There is a deep irony in union helping league. The battle between the codes has been bitter in France, its cause célèbre being league's suppression in 1941 by the Nazi-backed Vichy regime.

And a government inquiry into suppression secured by Treize Actif fell victim to France's rightward swing in 2002. "The report was ready, but there was no time before the change of government, and nothing has been seen since," says Fassolette.

Suppression had a lasting impact. Union clubs appropriated league property, the name "rugby" was lost, and a school sports curriculum, introduced in 1941 and still in operation today, excluded league and focused entirely on five sports: union, football, handball, volleyball and basketball.

Yet, relaunched as Jeu à Treize, French league enjoyed a postwar golden age. "There was a reaction against everything to do with Vichy, and the leading figures of the pre-war game had mostly survived and worked with great vigour to re-establish the game," says Fassolette.

Led by legendary full-back Puig Aubert, France won in Australia in 1951 then initiated, staged and was runner-up in the first World Cup in 1954.

Particular interest this weekend focuses on UTC, who will enter Britain's Super League next season as Catalan Dragons, a name agreed this week.

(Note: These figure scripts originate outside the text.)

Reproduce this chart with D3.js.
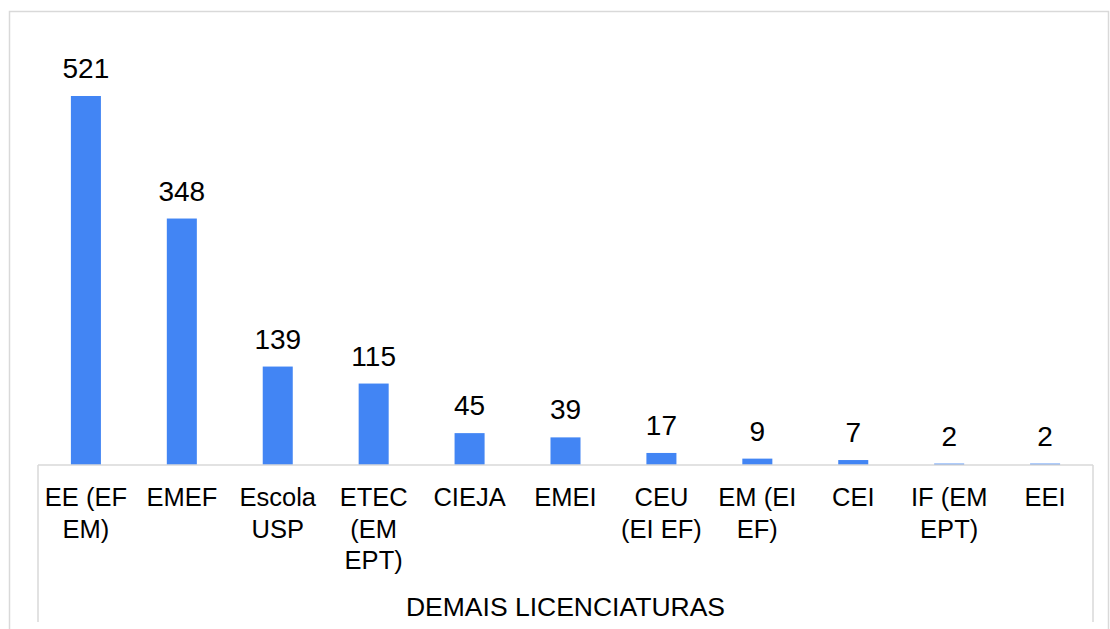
<!DOCTYPE html>
<html>
<head>
<meta charset="utf-8">
<script src="https://cdn.jsdelivr.net/npm/d3@7"></script>
<style>
  html, body { margin: 0; padding: 0; background: #fff; }
  svg { display: block; font-family: Arial, "Liberation Sans", sans-serif; }
</style>
</head>
<body>
<svg id="chart" width="1110" height="629"></svg>
<script>
const categories = ["EE (EF EM)", "EMEF", "Escola USP", "ETEC (EM EPT)", "CIEJA", "EMEI", "CEU (EI EF)", "EM (EI EF)", "CEI", "IF (EM EPT)", "EEI"];
const labelLines = [["EE (EF", "EM)"], ["EMEF"], ["Escola", "USP"], ["ETEC", "(EM", "EPT)"], ["CIEJA"], ["EMEI"], ["CEU", "(EI EF)"], ["EM (EI", "EF)"], ["CEI"], ["IF (EM", "EPT)"], ["EEI"]];
const values = [521, 348, 139, 115, 45, 39, 17, 9, 7, 2, 2];
const groupTitle = "DEMAIS LICENCIATURAS";

const svg = d3.select("#chart");
const left = 38, right = 1093, baseY = 465, topY = 96;
const border = "#d9d9d9";

// outer frame
svg.append("rect").attr("x", 9.5).attr("y", 11.5).attr("width", 1099).attr("height", 700)
  .attr("fill", "none").attr("stroke", border).attr("stroke-width", 1.5);

const x = d3.scaleBand().domain(categories).range([left, right]).paddingInner(0.687).paddingOuter(0.343);
const y = d3.scaleLinear().domain([0, d3.max(values)]).range([baseY, topY]);

// bars
svg.selectAll("rect.bar").data(values).enter().append("rect")
  .attr("class", "bar")
  .attr("x", (d, i) => x(categories[i]))
  .attr("width", x.bandwidth())
  .attr("y", d => y(d))
  .attr("height", d => baseY - y(d))
  .attr("fill", "#4285f4");

// value labels
svg.selectAll("text.val").data(values).enter().append("text")
  .attr("class", "val")
  .attr("x", (d, i) => x(categories[i]) + x.bandwidth() / 2)
  .attr("y", d => y(d) - 18)
  .attr("text-anchor", "middle")
  .attr("font-size", 28)
  .attr("fill", "#000")
  .text(d => d);

// axis box
const axisG = svg.append("g");
axisG.append("line").attr("x1", left).attr("x2", right).attr("y1", baseY).attr("y2", baseY)
  .attr("stroke", border).attr("stroke-width", 1.5);
axisG.append("line").attr("x1", left).attr("x2", left).attr("y1", baseY).attr("y2", 622)
  .attr("stroke", border).attr("stroke-width", 1.5);
axisG.append("line").attr("x1", right).attr("x2", right).attr("y1", baseY).attr("y2", 622)
  .attr("stroke", border).attr("stroke-width", 1.5);

// category labels
const lab = svg.selectAll("text.cat").data(categories).enter().append("text")
  .attr("class", "cat")
  .attr("text-anchor", "middle")
  .attr("font-size", 25.5)
  .attr("fill", "#000");
lab.each(function(d, i) {
  const t = d3.select(this);
  labelLines[i].forEach((line, j) => {
    t.append("tspan")
      .attr("x", x(d) + x.bandwidth() / 2)
      .attr("y", 506 + j * 31.5)
      .text(line);
  });
});

// group title
svg.append("text").attr("x", (left + right) / 2).attr("y", 616)
  .attr("text-anchor", "middle").attr("font-size", 26.5).attr("fill", "#000")
  .text(groupTitle);
</script>
</body>
</html>
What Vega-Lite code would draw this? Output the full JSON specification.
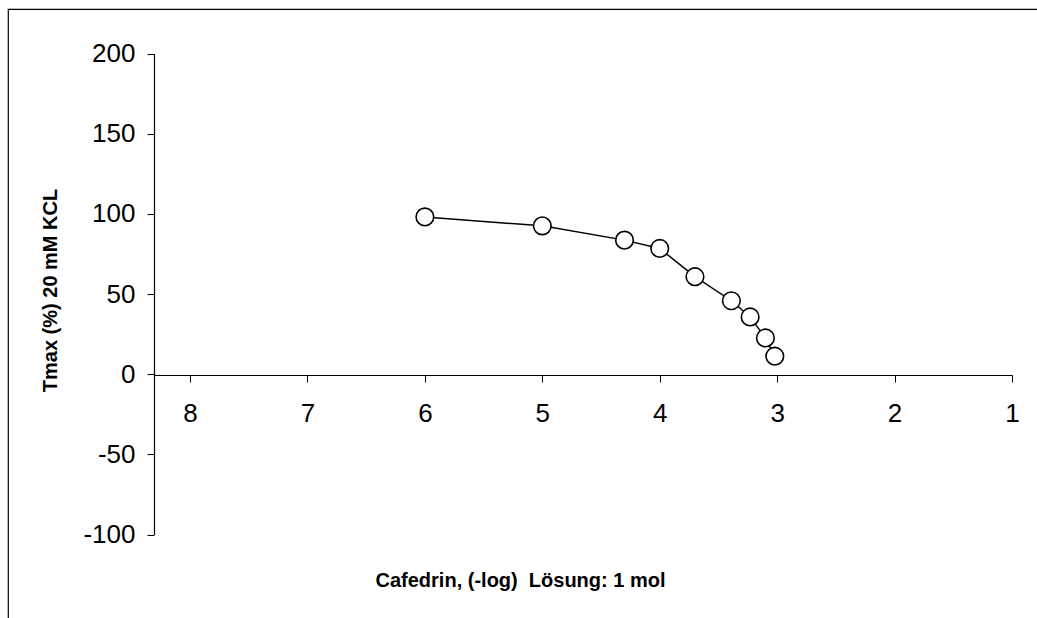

Fassolette says: "Initially I thought Toulouse would be a better choice to represent France because of its size and economic possibilities, but now I think differently. Rugby league is built into local culture in Perpignan and the club is determined to build a cross-border Catalan identity. It will play some matches at Figueras [in Spain], which has a 25,000 capacity stadium."

Already close to Super League standard, UTC have beaten Hull Kingston Rovers, a strong Division One club, in consecutive Challenge Cups. They will combine French talent with high-class imports such as New Zealand scrum-half Stacey Jones.

"The game is secure in its strongholds, but this is our best chance since the failure of the Paris St Germain club in the 1990s - perhaps our last chance - to become a national force again," says Fassolette.